We got our first taste of angling last summer, and we’re hooked — pardon the pun. Unfortunately, we were not able to actually do any fly fishing since that first lesson, in which the trout escaped unscathed. Thus, we know little more than we did on the last trip, though with Joey’s expert guidance we are soon standing in the stream with our hip waders, casting a nymph lure that dangles about 10 inches below the surface. A surface fly serves as a bobbin, bouncing along the current.

Joey separates us to avoid possible injury from an errant cast. I begin casting upstream, trying to remember to keep my wrist straight and aim the tip of the rod where I want the fly to land, keeping my eye on the surface fly. “Jerk up fast if that fly goes under so you hook the trout,” he says. A few minutes later, the fly dives below and I tug upward. For a moment, a trout is sampling the nymph, but the hook doesn’t set. Another one that got away.

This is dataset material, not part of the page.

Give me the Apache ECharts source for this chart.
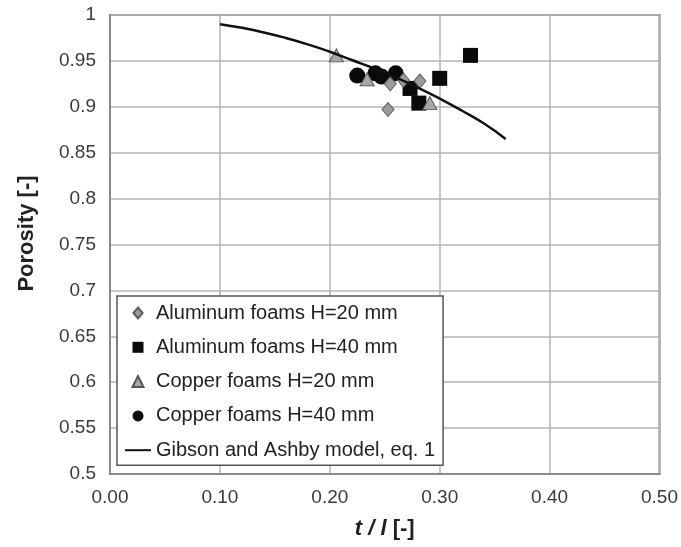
<!DOCTYPE html>
<html>
<head>
<meta charset="utf-8">
<script src="https://cdn.jsdelivr.net/npm/echarts@6/dist/echarts.min.js"></script>
<style>
  html, body { margin: 0; padding: 0; background: #fff; }
  #chart { width: 681px; height: 547px; }
</style>
</head>
<body>
<div id="chart"></div>
<script>
// Measured porosity vs. strut thickness ratio t/l
const alu20X = [0.253, 0.255, 0.267, 0.282];
const alu20Y = [0.897, 0.925, 0.929, 0.928];

const alu40X = [0.273, 0.281, 0.300, 0.328];
const alu40Y = [0.920, 0.904, 0.931, 0.956];

const cu20X = [0.206, 0.234, 0.291];
const cu20Y = [0.956, 0.930, 0.904];

const cu40X = [0.225, 0.2415, 0.247, 0.260];
const cu40Y = [0.934, 0.9365, 0.933, 0.9365];

// Gibson and Ashby model curve
const modelX = [0.10, 0.12, 0.14, 0.16, 0.18, 0.20, 0.22, 0.24, 0.26, 0.28, 0.30, 0.32, 0.34, 0.36];
const modelY = [0.990, 0.986, 0.981, 0.975, 0.968, 0.960, 0.951, 0.942, 0.932, 0.921, 0.909, 0.896, 0.882, 0.865];

const seriesNames = [
  'Aluminum foams H=20 mm',
  'Aluminum foams H=40 mm',
  'Copper foams H=20 mm',
  'Copper foams H=40 mm',
  'Gibson and Ashby model, eq. 1'
];

const xTicks = { min: 0, max: 0.5, step: 0.1 };
const yTicks = { min: 0.5, max: 1, step: 0.05 };

const pairs = (xs, ys) => xs.map((x, i) => [x, ys[i]]);

const FONT = '"Liberation Sans", Arial, Helvetica, sans-serif';

// Legend glyphs as paths so they keep their proportions in a wide legend slot
const ICON_DIAMOND = 'path://M5,0L10,6L5,12L0,6Z';
const ICON_SQUARE = 'path://M0,0L10,0L10,10L0,10Z';
const ICON_TRIANGLE = 'path://M5,0L10,10L0,10Z';
const ICON_CIRCLE = 'path://M5,0A5,5,0,1,1,5,10A5,5,0,1,1,5,0Z';

const chart = echarts.init(document.getElementById('chart'), null, { renderer: 'canvas' });

chart.setOption({
  animation: false,
  backgroundColor: '#ffffff',
  textStyle: { fontFamily: FONT },
  grid: {
    left: 110, top: 15, right: 19, bottom: 73,
    show: true, borderColor: '#8a8a8a', borderWidth: 2,
    containLabel: false
  },
  xAxis: {
    type: 'value',
    min: xTicks.min, max: xTicks.max, interval: xTicks.step,
    name: '{i|t / l} [-]',
    nameLocation: 'middle',
    nameGap: 44,
    nameTextStyle: {
      fontFamily: FONT, fontSize: 22, fontWeight: 'bold', color: '#222',
      rich: { i: { fontFamily: FONT, fontSize: 22, fontWeight: 'bold', fontStyle: 'italic', color: '#222' } }
    },
    axisLine: { show: true, lineStyle: { color: '#8a8a8a', width: 2 } },
    axisTick: { show: false },
    axisLabel: {
      margin: 14, fontSize: 19, color: '#3a3a3a', fontFamily: FONT,
      formatter: v => v.toFixed(2)
    },
    splitLine: { show: true, lineStyle: { color: '#b4b4b4', width: 1.5 } }
  },
  yAxis: {
    type: 'value',
    min: yTicks.min, max: yTicks.max, interval: yTicks.step,
    name: 'Porosity [-]',
    nameLocation: 'middle',
    nameRotate: 90,
    nameGap: 72,
    nameTextStyle: { fontFamily: FONT, fontSize: 22, fontWeight: 'bold', color: '#222', padding: [0, 0, 0, 22] },
    axisLine: { show: true, lineStyle: { color: '#8a8a8a', width: 2 } },
    axisTick: { show: false },
    axisLabel: {
      margin: 14, fontSize: 19, color: '#3a3a3a', fontFamily: FONT,
      formatter: v => String(Number(v.toFixed(2)))
    },
    splitLine: { show: true, lineStyle: { color: '#b4b4b4', width: 1.5 } }
  },
  legend: {
    orient: 'vertical',
    left: 117, top: 296,
    data: [
      { name: seriesNames[0], icon: ICON_DIAMOND },
      { name: seriesNames[1], icon: ICON_SQUARE },
      { name: seriesNames[2], icon: ICON_TRIANGLE },
      { name: seriesNames[3], icon: ICON_CIRCLE },
      { name: seriesNames[4], itemStyle: { opacity: 0 }, lineStyle: { color: '#111', width: 2 } }
    ],
    symbolKeepAspect: true,
    backgroundColor: '#ffffff',
    borderColor: '#555',
    borderWidth: 1.5,
    borderRadius: 0,
    padding: [7, 8, 5, 7],
    itemWidth: 26,
    itemHeight: 11,
    itemGap: 14.3,
    textStyle: { fontFamily: FONT, fontSize: 20, color: '#222' }
  },
  series: [
    {
      name: seriesNames[0], type: 'scatter', z: 3,
      symbol: 'diamond', symbolSize: [12, 14],
      itemStyle: { color: '#9c9c9c', borderColor: '#5e5e5e', borderWidth: 1, opacity: 1 },
      data: pairs(alu20X, alu20Y)
    },
    {
      name: seriesNames[1], type: 'scatter', z: 2,
      symbol: 'rect', symbolSize: 15,
      itemStyle: { color: '#0a0a0a', borderWidth: 0, opacity: 1 },
      data: pairs(alu40X, alu40Y)
    },
    {
      name: seriesNames[2], type: 'scatter', z: 4,
      symbol: 'triangle', symbolSize: [14, 13],
      itemStyle: { color: '#a8a8a8', borderColor: '#555', borderWidth: 1, opacity: 1 },
      data: pairs(cu20X, cu20Y)
    },
    {
      name: seriesNames[3], type: 'scatter', z: 2,
      symbol: 'circle', symbolSize: 16,
      itemStyle: { color: '#0a0a0a', borderWidth: 0, opacity: 1 },
      data: pairs(cu40X, cu40Y)
    },
    {
      name: seriesNames[4], type: 'line', z: 5,
      showSymbol: false, symbol: 'none', smooth: true,
      lineStyle: { color: '#111', width: 2.5 },
      itemStyle: { color: '#111' },
      data: pairs(modelX, modelY)
    }
  ]
});
</script>
</body>
</html>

My BMC and I have consistently told ourselves we don’t care if we actually catch a fish. This is only partially true. Sure, it is so lovely and peaceful out here that I would be content to stand and cast for hours with no result. But deep inside, I actually want to catch something, if only briefly. We’re on the catch-and-release plan today. Dinner will not be provided by our bounty but by judicious use of my American Express card once we’re back in Taos.

I feel a tug on the line and swiftly pull the rod up. Out comes a rather indignant cutthroat trout. “I got one!” I yelled to my BMC and Joey. They are about 50 feet away and wave in congratulation. I ponder how to take a selfie with the cellphone, holding the cutthroat — which was 10 inches long at most — while standing in a rather stiff current up to my thighs and keeping my balance on the slippery, rocky bottom. This could be tricky.

While I’m trying to decide how to create photographic proof of my first trout, the cutthroat decides it has had enough of this foolishness and escapes the hook. No matter; I have witnesses.

Not long after, my BMC shouts that she has caught a fish. She was standing at the bank at the time and has managed to get the fish to land. I put my rod on the bank and start wading upstream toward her, cellphone in hand. The fish leaps out of her hands and flops around. My BMC retrieves the fish as I start snapping photos with the phone. Her cutthroat is quickly losing energy, so my BMC returns the fellow to the water. At first, it appears to just be floating but eventually finds its bearing and swims past me.

Joey gently suggests the next time we land a trout, that we hold it in the water. Seems like good advice, but the trout have caught on to these rank amateurs and avoid our attempts to repeat our success.

That is fine with us. We each caught a trout, albeit briefly. It is a beautiful day in northern New Mexico.